The never-ending battle of Man vs. Mosquito, after a summer off, has returned for a (hopefully) final battle before the winter hiatus (such that it is around here) and maybe, just maybe, I’ll survive until I get more spray, granules and smoke juice for a renewed attack on the sly mosquito in the spring.

Saturday, October 08, 2011

Hummingbirds Revealed


It's hummingbird season, the time of year when a large segment of the population of hummin'birds migrate to Mexico or other points South. I put a feeder up when I saw one in the backyard searching for fuel. Several days of a sugarwater way station has made my yard a destination for the tiny terrors.

My middle daughter can attest to the astonishment of having a feathered projectile zip seven inches past your head.

Since I have been lax in the GeezerChron department, but I did write one way back in '08, and that's what I'll post now! Reruns, awesome; now I'm like cable tv!


Everyone is charmed and delighted by the delicate form, acrobatic flight and soft trilling song of the hummingbird. They are so tiny and cute, their wings beat so fast, they like pretty flowers…ad infinitum.

I must admit, I too was always partial to hummingbirds as a child and yes, as an adult. When we went camping, my Dad always put up a hummingbird feeder so we could watch them drink the pretty red sugar-water. As they would wheel and spin, dive and dart, the hum generated by their wings was surprising as they would buzz past your head to wait their turn in line for the nectar provided. At times it looked like the Moscow Ballet with all the tiny forms whizzing around the stage, hovering, pirouetting, following each other in strings of three or four off stage right or stage left, with a few prima donnas seeming to get all the open space and sweet stuff. I guess I never paid that much attention to the real action.

My folks have a hummingbird feeder at their house just outside the back window that overlooks the garden.
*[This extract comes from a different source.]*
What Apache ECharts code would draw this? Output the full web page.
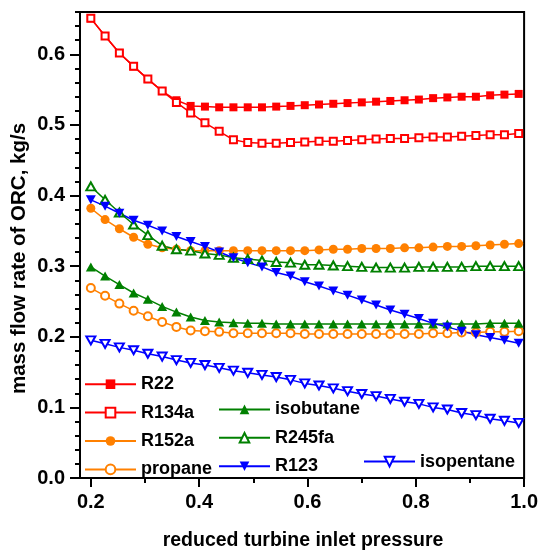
<!DOCTYPE html>
<html>
<head>
<meta charset="utf-8">
<script src="https://cdn.jsdelivr.net/npm/echarts@6/dist/echarts.min.js"></script>
<style>
html,body{margin:0;padding:0;background:#fff;}
#chart{width:541px;height:551px;}
</style>
</head>
<body>
<div id="chart"></div>
<script>
// ---- data ----
const xValues = [0.200,0.2263,0.2527,0.2790,0.3053,0.3317,0.3580,0.3843,0.4107,0.4370,0.4633,0.4897,0.5160,0.5423,0.5687,0.5950,0.6213,0.6477,0.6740,0.7003,0.7267,0.7530,0.7793,0.8057,0.8320,0.8583,0.8847,0.9110,0.9373,0.9637,0.9900];
const R22 = [0.651,0.626,0.602,0.583,0.565,0.548,0.535,0.527,0.526,0.525,0.525,0.525,0.525,0.526,0.527,0.528,0.529,0.530,0.531,0.532,0.533,0.534,0.535,0.536,0.538,0.539,0.540,0.540,0.542,0.543,0.544];
const R134a = [0.651,0.626,0.602,0.583,0.565,0.548,0.532,0.517,0.503,0.491,0.479,0.475,0.474,0.474,0.475,0.476,0.477,0.477,0.478,0.479,0.480,0.481,0.481,0.482,0.483,0.483,0.484,0.485,0.486,0.486,0.488];
const R152a = [0.382,0.366,0.353,0.341,0.331,0.326,0.324,0.322,0.322,0.322,0.322,0.322,0.322,0.322,0.322,0.322,0.323,0.324,0.324,0.325,0.325,0.325,0.326,0.326,0.327,0.328,0.328,0.329,0.330,0.331,0.332];
const propane = [0.269,0.258,0.247,0.237,0.229,0.221,0.214,0.209,0.208,0.207,0.205,0.205,0.205,0.205,0.205,0.204,0.204,0.204,0.204,0.204,0.204,0.204,0.204,0.204,0.205,0.205,0.206,0.206,0.207,0.207,0.208];
const isobutane = [0.299,0.286,0.274,0.262,0.253,0.243,0.235,0.228,0.223,0.221,0.220,0.219,0.219,0.218,0.218,0.218,0.218,0.218,0.218,0.218,0.218,0.218,0.218,0.218,0.218,0.218,0.218,0.218,0.219,0.219,0.219];
const R245fa = [0.413,0.394,0.376,0.359,0.344,0.329,0.324,0.322,0.318,0.316,0.312,0.310,0.308,0.306,0.305,0.302,0.302,0.301,0.300,0.299,0.298,0.298,0.298,0.299,0.299,0.299,0.299,0.300,0.300,0.300,0.300];
const R123 = [0.394,0.385,0.375,0.365,0.358,0.350,0.342,0.335,0.328,0.320,0.312,0.305,0.299,0.291,0.286,0.278,0.272,0.265,0.259,0.252,0.245,0.238,0.232,0.226,0.219,0.214,0.208,0.203,0.199,0.195,0.191];
const isopentane = [0.195,0.190,0.185,0.181,0.176,0.172,0.167,0.163,0.160,0.156,0.152,0.149,0.146,0.143,0.139,0.134,0.131,0.127,0.123,0.119,0.116,0.112,0.108,0.105,0.100,0.097,0.092,0.089,0.084,0.081,0.078];

const xMajorTicks = [0.2,0.4,0.6,0.8,1.0];
const xMinorTicks = [0.3,0.5,0.7,0.9];
const yMajorTicks = [0,0.1,0.2,0.3,0.4,0.5,0.6];
const yMinorTicks = [0.02,0.04,0.06,0.08,0.12,0.14,0.16,0.18,0.22,0.24,0.26,0.28,0.32,0.34,0.36,0.38,0.42,0.44,0.46,0.48,0.52,0.54,0.56,0.58,0.62,0.64,0.66];

const xTitle = 'reduced turbine inlet pressure';
const yTitle = 'mass flow rate of ORC, kg/s';

// ---- chart ----
const FONT = '"Liberation Sans", Arial, sans-serif';
const pairs = ys => ys.map((y, i) => [xValues[i], y]);

function mk(name, ys, color, symbol, size, rotate) {
  const empty = symbol.indexOf('empty') === 0;
  return {
    name: name, type: 'line', data: pairs(ys),
    symbol: symbol, symbolSize: size, symbolRotate: rotate || 0,
    showAllSymbol: true,
    lineStyle: { color: color, width: 1.5 },
    itemStyle: { color: color, borderColor: color, borderWidth: empty ? 1.5 : 0 },
    emphasis: { disabled: true },
    animation: false
  };
}

const RED = '#ff0000', ORANGE = '#ff8000', GREEN = '#008000', BLUE = '#0000ff';

const series = [
  mk('R22', R22, RED, 'rect', 8),
  mk('R134a', R134a, RED, 'emptyRect', 7),
  mk('R152a', R152a, ORANGE, 'circle', 9),
  mk('propane', propane, ORANGE, 'emptyCircle', 8),
  mk('isobutane', isobutane, GREEN, 'triangle', [10, 9]),
  mk('R245fa', R245fa, GREEN, 'emptyTriangle', [9, 8]),
  mk('R123', R123, BLUE, 'triangle', [10, 9], 180),
  mk('isopentane', isopentane, BLUE, 'emptyTriangle', [9, 8], 180)
];

const legendBase = {
  orient: 'vertical', itemWidth: 51, itemHeight: 12, itemGap: 10.4,
  backgroundColor: 'transparent', padding: 0,
  textStyle: { fontFamily: FONT, fontWeight: 'bold', fontSize: 18, color: '#000' },
  selectedMode: false
};

const labelStyle = { fontFamily: FONT, fontWeight: 'bold', fontSize: 20, color: '#000' };

const option = {
  animation: false,
  backgroundColor: '#fff',
  grid: { left: 80, right: 16, top: 12, bottom: 73, show: true, borderColor: '#000', borderWidth: 2, backgroundColor: 'transparent' },
  legend: [
    Object.assign({}, legendBase, { left: 84, top: 375.2, data: ['R22', 'R134a', 'R152a', 'propane'] }),
    Object.assign({}, legendBase, { left: 218, top: 400.4, data: ['isobutane', 'R245fa', 'R123'] }),
    Object.assign({}, legendBase, { left: 363, top: 452.6, data: ['isopentane'] })
  ],
  xAxis: [
    {
      type: 'value', min: 0.18, max: 1.0, position: 'bottom',
      axisLine: { show: true, lineStyle: { color: '#000', width: 2 } },
      axisTick: { show: true, customValues: xMajorTicks, length: 9, lineStyle: { color: '#000', width: 2 } },
      axisLabel: Object.assign({ customValues: xMajorTicks, margin: 14, formatter: v => v.toFixed(1) }, labelStyle),
      splitLine: { show: false }
    },
    {
      type: 'value', min: 0.18, max: 1.0, position: 'bottom',
      axisLine: { show: false },
      axisTick: { show: true, customValues: xMinorTicks, length: 5, lineStyle: { color: '#000', width: 2 } },
      axisLabel: { show: false },
      splitLine: { show: false }
    }
  ],
  yAxis: [
    {
      type: 'value', min: 0, max: 0.66, position: 'left',
      axisLine: { show: true, lineStyle: { color: '#000', width: 2 } },
      axisTick: { show: true, customValues: yMajorTicks, length: 10, lineStyle: { color: '#000', width: 2 } },
      axisLabel: Object.assign({ customValues: yMajorTicks, margin: 15, formatter: v => v.toFixed(1) }, labelStyle),
      splitLine: { show: false }
    },
    {
      type: 'value', min: 0, max: 0.66, position: 'left',
      axisLine: { show: false },
      axisTick: { show: true, customValues: yMinorTicks, length: 5, lineStyle: { color: '#000', width: 2 } },
      axisLabel: { show: false },
      splitLine: { show: false }
    }
  ],
  graphic: [
    { type: 'text', x: 303, y: 541, style: { text: xTitle, font: 'bold 19.5px ' + FONT, fill: '#000', align: 'center', verticalAlign: 'middle' } },
    { type: 'text', x: 19.5, y: 258.5, rotation: Math.PI / 2, style: { text: yTitle, font: 'bold 20.5px ' + FONT, fill: '#000', align: 'center', verticalAlign: 'middle' } }
  ],
  series: series
};

const chart = echarts.init(document.getElementById('chart'), null, { renderer: 'canvas' });
chart.setOption(option);
</script>
</body>
</html>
When I go for a visit in the afternoons on Saturday or Sunday, we sit and talk, look at the garden, and watch the hummers.

From my observation, these are the most self-centered, belligerent, pushy, greedy and ill-tempered birds that ever took wing. Ounce for ounce (I’d venture to say that it usually takes two to make a full ounce) they are the most aggressive bird out there. If they were fish, I would give a great white shark a two-to-one weight advantage over the hummingbird/fish and still put my money on the hummer.

If they were as big as even a mockingbird, they would no doubt be deadly, and the government would likely put a bounty on them. Mean little things.

I have watched a single bird expend the energy equivalent to a gallon of gasoline guarding a free source of food. He will sit on a branch six feet from the feeder, and dare any other creature, be it fowl or insect, to sip even a molecule of the nectar. He buzzes down on them like he was shot from a gun, diving and chasing like his tail is on fire. He even bullied a bumblebee away from the sacred feeder one day. When another hummingbird even flies by, he launches from his perch like a Sidewinder missile. Once the interloper has been dispensed with, the foul little fowl has to come check the level in the glass vial containing the precious red sugar water, flying all the way around, eyeballing the quantity. He then takes a long drink, occasionally pulling back to scan the area for bogeys. Another sip, then back to his perch to continue his bitter little vigil.

When my oldest daughter was two or three, she would correct anyone using the proper terminology, “hummingbird”, by saying sternly, “HONEYbird”…
She was wrong on a couple of different levels. DEVILbird would be more accurate.